NATIONAL PUNCTUATION DAY.

OK, this is a little silly, but I can’t resist: someone has decided that August 22 is National Punctuation Day. I’ll take that as an excuse to pass along a history of punctuation (including English, Spanish, French, and East Asian) and an exhaustive account [by Nick Nicholas] of Greek punctuation, ancient and modern. (All links via a MetaFilter post by—who else?—?!.)

I’ll also use this opportunity to repeat my plea for a history of Russian punctuation, specifically the late-nineteenth-century change from a “natural,” intuitive system to the present artificial, rule-bound one. Anybody got a link?

Comments

  1. Thanks for the great links!

  2. Interesting site, but the information about Korean is almost completly wrong. Korea is not a Mongolian alphabet and does not use the Cyrillic alphabet. It has its own alphabet and is transcribed using the Roman alphabet (even in North Korea). Also, Korea uses English punctuation except for book titles. (I’ve sent a message to the author, but thought I would also mention it here.)
    Kkachi from Seoul

  3. Tsk. I hope they correct it.

  4. There is no error. It is simply a run-on sentence that goes from discussing Korean to discussing Mongolian with only a comma to separate the two topics. The confusion probably arises from the puzzle of which topic the “it” in the following sentence refers to.

  5. Here is the original sentence:
    Korean currently uses Western punctuation and, like Classical Chinese, the traditional Mongolian language employed no punctuation at all. But now as it uses the Cyrillic alphabet, its punctuations are similar, if not identical, to Russian.
    Where is the run-on? Do you mean the writer changed topic with the word “like”?
    Kkachi
    P.S. If it is a run-on sentence, how is there “no error”, as you’ve said?

  6. The traditional Mongolian language is subject of the second half of the sentence starting from and.

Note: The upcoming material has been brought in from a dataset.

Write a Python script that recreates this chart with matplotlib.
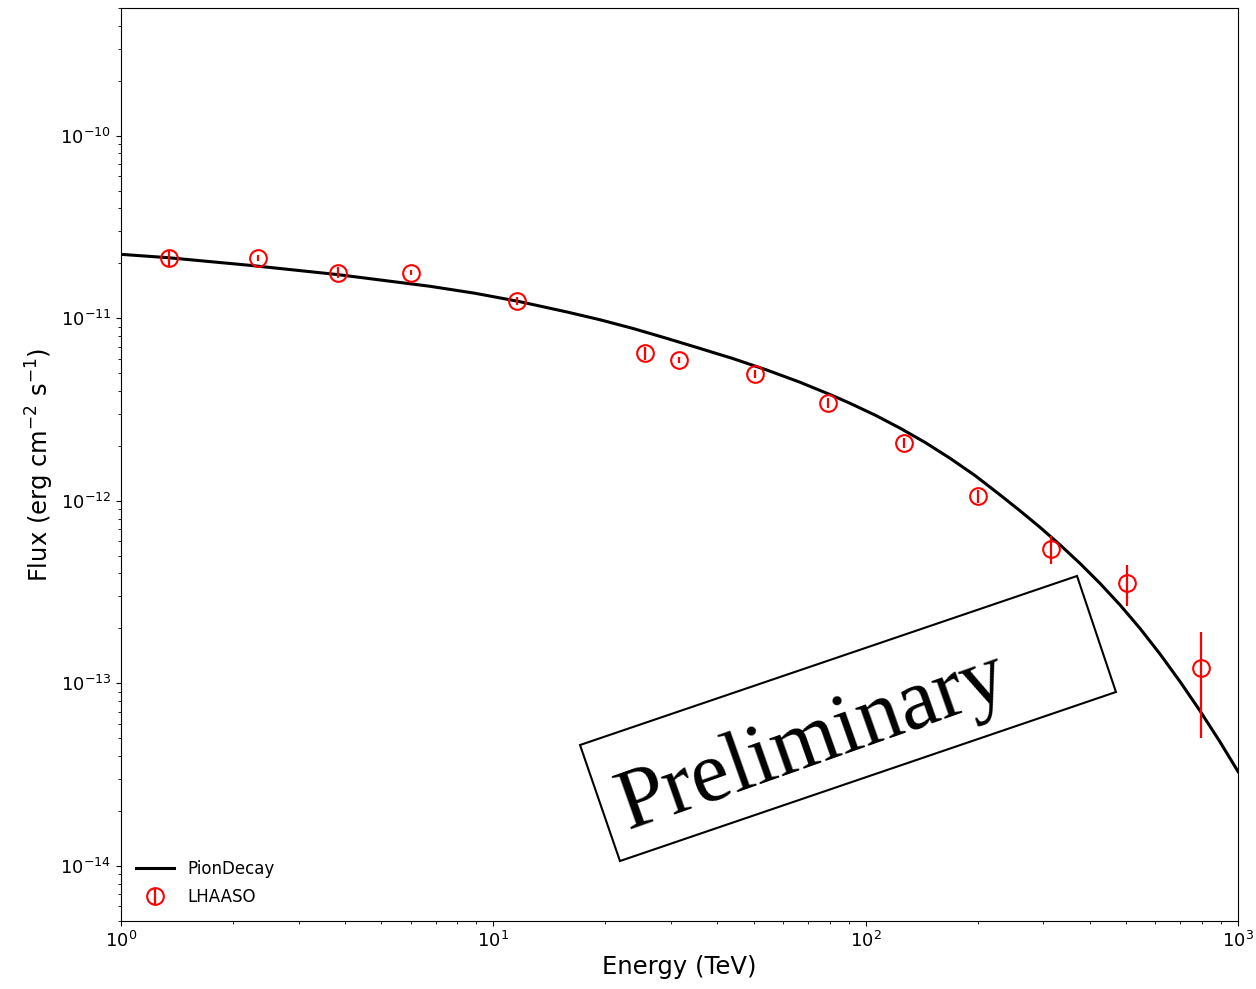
import numpy as np
import matplotlib
matplotlib.use('Agg')
import matplotlib.pyplot as plt
from matplotlib.patches import Polygon

# LHAASO spectral points (TeV, erg cm^-2 s^-1)
energy = [1.35, 2.33, 3.83, 6.01, 11.6, 25.5, 31.5, 50.5, 79.3, 126.8, 200.0, 315.0, 504.0, 796.0]
flux = [2.13e-11, 2.13e-11, 1.78e-11, 1.78e-11, 1.24e-11, 6.44e-12, 5.89e-12,
        4.94e-12, 3.44e-12, 2.07e-12, 1.06e-12, 5.47e-13, 3.56e-13, 1.21e-13]
flux_err = [1.9e-12, 7.9e-13, 1.2e-12, 6.5e-13, 6.3e-13, 5.6e-13, 2.2e-13,
            2.5e-13, 2.2e-13, 1.3e-13, 9.3e-14, 9.6e-14, 9.1e-14, 7.1e-14]

# pion decay model curve
model_e = [1.0, 1.337, 2.221, 3.827, 6.759, 8.929, 11.65, 15.77, 19.34, 23.72,
           29.09, 35.91, 44.03, 54.34, 66.63, 81.72, 90.77, 105.9, 123.7, 144.3,
           168.5, 196.7, 229.5, 259.7, 293.9, 332.6, 376.4, 425.9, 482.0, 545.5,
           617.3, 698.6, 790.6, 894.7, 1000.0]
model_f = [2.238e-11, 2.146e-11, 1.948e-11, 1.733e-11, 1.496e-11, 1.370e-11,
           1.238e-11, 1.082e-11, 9.81e-12, 8.79e-12, 7.78e-12, 6.83e-12, 6.01e-12,
           5.20e-12, 4.46e-12, 3.76e-12, 3.42e-12, 2.95e-12, 2.50e-12, 2.09e-12,
           1.71e-12, 1.375e-12, 1.078e-12, 8.82e-13, 7.16e-13, 5.74e-13, 4.54e-13,
           3.53e-13, 2.69e-13, 2.00e-13, 1.448e-13, 1.023e-13, 7.07e-14, 4.78e-14,
           3.29e-14]

fig = plt.figure(figsize=(12.56, 9.89), dpi=100)
ax = fig.add_axes([0.0963, 0.0688, 0.8894, 0.9231])

ax.plot(model_e, model_f, color='black', lw=2.2, label='PionDecay')
ax.errorbar(energy, flux, yerr=flux_err, fmt='o', mfc='none', mec='red',
            ms=12, mew=1.5, ecolor='red', elinewidth=1.6, capsize=0,
            label='LHAASO')

ax.set_xscale('log')
ax.set_yscale('log')
ax.set_xlim(1, 1000)
ax.set_ylim(5e-15, 5e-10)
ax.set_xlabel('Energy (TeV)', fontsize=17.5, labelpad=3)
ax.set_ylabel(r'Flux (erg cm$^{-2}$ s$^{-1}$)', fontsize=17.5, labelpad=3)
ax.tick_params(axis='both', which='major', labelsize=13)

ax.legend(loc='lower left', bbox_to_anchor=(0, 0), frameon=False,
          fontsize=12, labelspacing=0.6, handlelength=2.3, handletextpad=0.8)

# "Preliminary" stamp
corners = [(0.4618, 0.2467), (0.8575, 0.4176), (0.8885, 0.3003), (0.4936, 0.1294)]
fig.patches.append(Polygon(corners, closed=True, fill=False, edgecolor='black',
                           lw=1.5, transform=fig.transFigure))
fig.text(0.647, 0.249, 'Preliminary', family='Liberation Serif', fontsize=62,
         rotation=19.5, rotation_mode='anchor', ha='center', va='center')

fig.savefig('out.png', dpi=100)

Therefore, like compares the traditional Mongolian language to Classical Chinese.
    In Dutch we would never use punctuation (interpunctie) in plural though.

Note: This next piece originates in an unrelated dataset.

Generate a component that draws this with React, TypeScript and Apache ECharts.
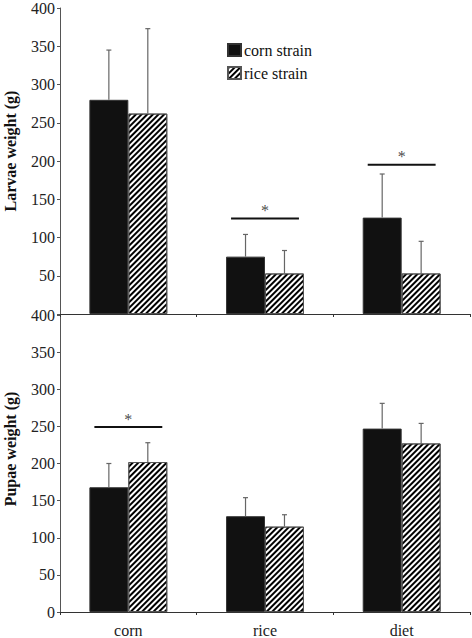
import React, { useEffect, useRef } from "react";
import * as echarts from "echarts";

const categories = ["corn", "rice", "diet"];
const larvaeCorn = [280, 75, 126];
const larvaeCornErr = [65, 29, 57];
const larvaeRice = [262, 53, 53];
const larvaeRiceErr = [111, 30, 42];
const pupaeCorn = [168, 129, 247];
const pupaeCornErr = [32, 25, 34];
const pupaeRice = [202, 115, 227];
const pupaeRiceErr = [26, 16, 27];
const larvaeSig = [[1, 125], [2, 195]];
const pupaeSig = [[0, 249]];
const yTicks = [0, 50, 100, 150, 200, 250, 300, 350, 400];

const FONT = "Liberation Serif";
const GAP = 0.43;

const hatch = {
  symbol: "rect",
  symbolSize: 1,
  dashArrayX: [1, 0],
  dashArrayY: [1.5, 1.5],
  rotation: -Math.PI / 4,
  color: "#000",
};

function errRender(side: number) {
  return (params: any, api: any) => {
    const c = api.value(0);
    const v = api.value(1);
    const e = api.value(2);
    const base = api.coord([c, v]);
    const top = api.coord([c, v + e]);
    const catW = api.size([1, 0])[0];
    const bw = (catW * (1 - GAP)) / 2;
    const xc = base[0] + (side * bw) / 2;
    return {
      type: "group",
      children: [
        { type: "line", shape: { x1: xc, y1: base[1], x2: xc, y2: top[1] }, style: { stroke: "#666", lineWidth: 1.2 } },
        { type: "line", shape: { x1: xc - 2.5, y1: top[1], x2: xc + 2.5, y2: top[1] }, style: { stroke: "#666", lineWidth: 1.2 } },
      ],
    };
  };
}

function sigRender(params: any, api: any) {
  const c = api.value(0);
  const v = api.value(1);
  const p = api.coord([c, v]);
  const catW = api.size([1, 0])[0];
  const bw = (catW * (1 - GAP)) / 2;
  return {
    type: "line",
    shape: { x1: p[0] - bw + 5, y1: p[1], x2: p[0] + bw - 5, y2: p[1] },
    style: { stroke: "#111", lineWidth: 2 },
  };
}

const starSeries = (idx: number, data: number[][]) => ({
  type: "scatter",
  xAxisIndex: idx,
  yAxisIndex: idx,
  data,
  symbol: "circle",
  symbolSize: 0,
  z: 6,
  label: {
    show: true,
    formatter: "*",
    position: "top",
    distance: 0,
    color: "#111",
    fontFamily: FONT,
    fontSize: 16,
  },
});

export default function App() {
  const ref = useRef<HTMLDivElement>(null);
  useEffect(() => {
    const chart = echarts.init(ref.current!, null, { renderer: "svg" });
    const axisLine = { lineStyle: { color: "#333", width: 1 } };
    const yAxisBase = (gridIndex: number, hideZero: boolean) => ({
      type: "value",
      gridIndex,
      min: yTicks[0],
      max: yTicks[yTicks.length - 1],
      interval: 50,
      axisLine: { show: true, lineStyle: { color: "#555", width: 1 } },
      axisTick: { show: true, length: 3, lineStyle: { color: "#555" } },
      splitLine: { show: false },
      axisLabel: {
        fontFamily: FONT,
        fontSize: 16,
        color: "#222",
        margin: 5,
        formatter: (v: number) => (hideZero && v === 0 ? "" : String(v)),
      },
    });
    const xAxisBase = (gridIndex: number, showLabel: boolean) => ({
      type: "category",
      gridIndex,
      data: categories,
      axisLine,
      axisTick: { show: true, length: 3, lineStyle: { color: "#333" } },
      axisLabel: { show: showLabel, fontFamily: FONT, fontSize: 16, color: "#222", margin: 10 },
    });
    const barCorn = { color: "#111", borderColor: "#333", borderWidth: 1 };
    const barRice = { color: "#fff", borderColor: "#555", borderWidth: 1, decal: hatch };
    chart.setOption({
      animation: false,
      backgroundColor: "#fff",
      textStyle: { fontFamily: FONT },
      legend: {
        left: 227,
        top: 42,
        padding: 0,
        orient: "vertical",
        itemWidth: 13,
        itemHeight: 12,
        itemGap: 7,
        icon: "rect",
        textStyle: { fontFamily: FONT, fontSize: 16, color: "#111", padding: [0, 0, 0, -2] },
        data: ["corn strain", "rice strain"],
      },
      grid: [
        { left: 60, top: 6, width: 410, height: 308 },
        { left: 60, top: 315, width: 410, height: 299 },
      ],
      xAxis: [xAxisBase(0, false), xAxisBase(1, true)],
      yAxis: [yAxisBase(0, true), yAxisBase(1, false)],
      graphic: [
        { type: "text", x: 10, y: 151, rotation: Math.PI / 2, style: { text: "Larvae weight (g)", fontFamily: FONT, fontWeight: "bold", fontSize: 16, fill: "#111", align: "center", verticalAlign: "middle" } },
        { type: "text", x: 10, y: 449, rotation: Math.PI / 2, style: { text: "Pupae weight (g)", fontFamily: FONT, fontWeight: "bold", fontSize: 16, fill: "#111", align: "center", verticalAlign: "middle" } },
      ],
      series: [
        { name: "corn strain", type: "bar", xAxisIndex: 0, yAxisIndex: 0, data: larvaeCorn, barGap: "0%", barCategoryGap: "43%", itemStyle: barCorn },
        { name: "rice strain", type: "bar", xAxisIndex: 0, yAxisIndex: 0, data: larvaeRice, barGap: "0%", barCategoryGap: "43%", itemStyle: barRice },
        { name: "corn strain", type: "bar", xAxisIndex: 1, yAxisIndex: 1, data: pupaeCorn, barGap: "0%", barCategoryGap: "43%", itemStyle: barCorn },
        { name: "rice strain", type: "bar", xAxisIndex: 1, yAxisIndex: 1, data: pupaeRice, barGap: "0%", barCategoryGap: "43%", itemStyle: barRice },
        { type: "custom", xAxisIndex: 0, yAxisIndex: 0, renderItem: errRender(-1), data: larvaeCorn.map((v, i) => [i, v, larvaeCornErr[i]]), itemStyle: { color: "#666" }, z: 5 },
        { type: "custom", xAxisIndex: 0, yAxisIndex: 0, renderItem: errRender(1), data: larvaeRice.map((v, i) => [i, v, larvaeRiceErr[i]]), itemStyle: { color: "#666" }, z: 5 },
        { type: "custom", xAxisIndex: 1, yAxisIndex: 1, renderItem: errRender(-1), data: pupaeCorn.map((v, i) => [i, v, pupaeCornErr[i]]), itemStyle: { color: "#666" }, z: 5 },
        { type: "custom", xAxisIndex: 1, yAxisIndex: 1, renderItem: errRender(1), data: pupaeRice.map((v, i) => [i, v, pupaeRiceErr[i]]), itemStyle: { color: "#666" }, z: 5 },
        { type: "custom", xAxisIndex: 0, yAxisIndex: 0, renderItem: sigRender, data: larvaeSig, itemStyle: { color: "#111" }, z: 5 },
        { type: "custom", xAxisIndex: 1, yAxisIndex: 1, renderItem: sigRender, data: pupaeSig, itemStyle: { color: "#111" }, z: 5 },
        starSeries(0, larvaeSig),
        starSeries(1, pupaeSig),
      ],
    });
    return () => chart.dispose();
  }, []);
  return <div ref={ref} style={{ position: "absolute", left: 0, top: 0, width: 472, height: 638, background: "#fff" }} />;
}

  7. Bertil is right, the “it” refers to Mongolian — but the sentence is very poorly written. And “punctuations” is definitely odd in English too.

  8. Thank you for the explanation. The sentence appears at the end of a section about East Asian (Japanese and Chinese) punctuation. Maybe my confusion comes because I would not expect Mongolia to show up in a discussion of East Asia.
    Kkachi

  9. now as it uses the Cyrillic alphabet
    There seems to be a confusion between “the Mongolian language” and “the official system of the Mongolian state”.
    As far as I know, and for obvious political reasons, the Mongolian minority in China (Menggu zu) uses the traditional writing system (there is one ethnic minority that uses the Cyrillic alphabet though: Russians, aka Eluosi zu).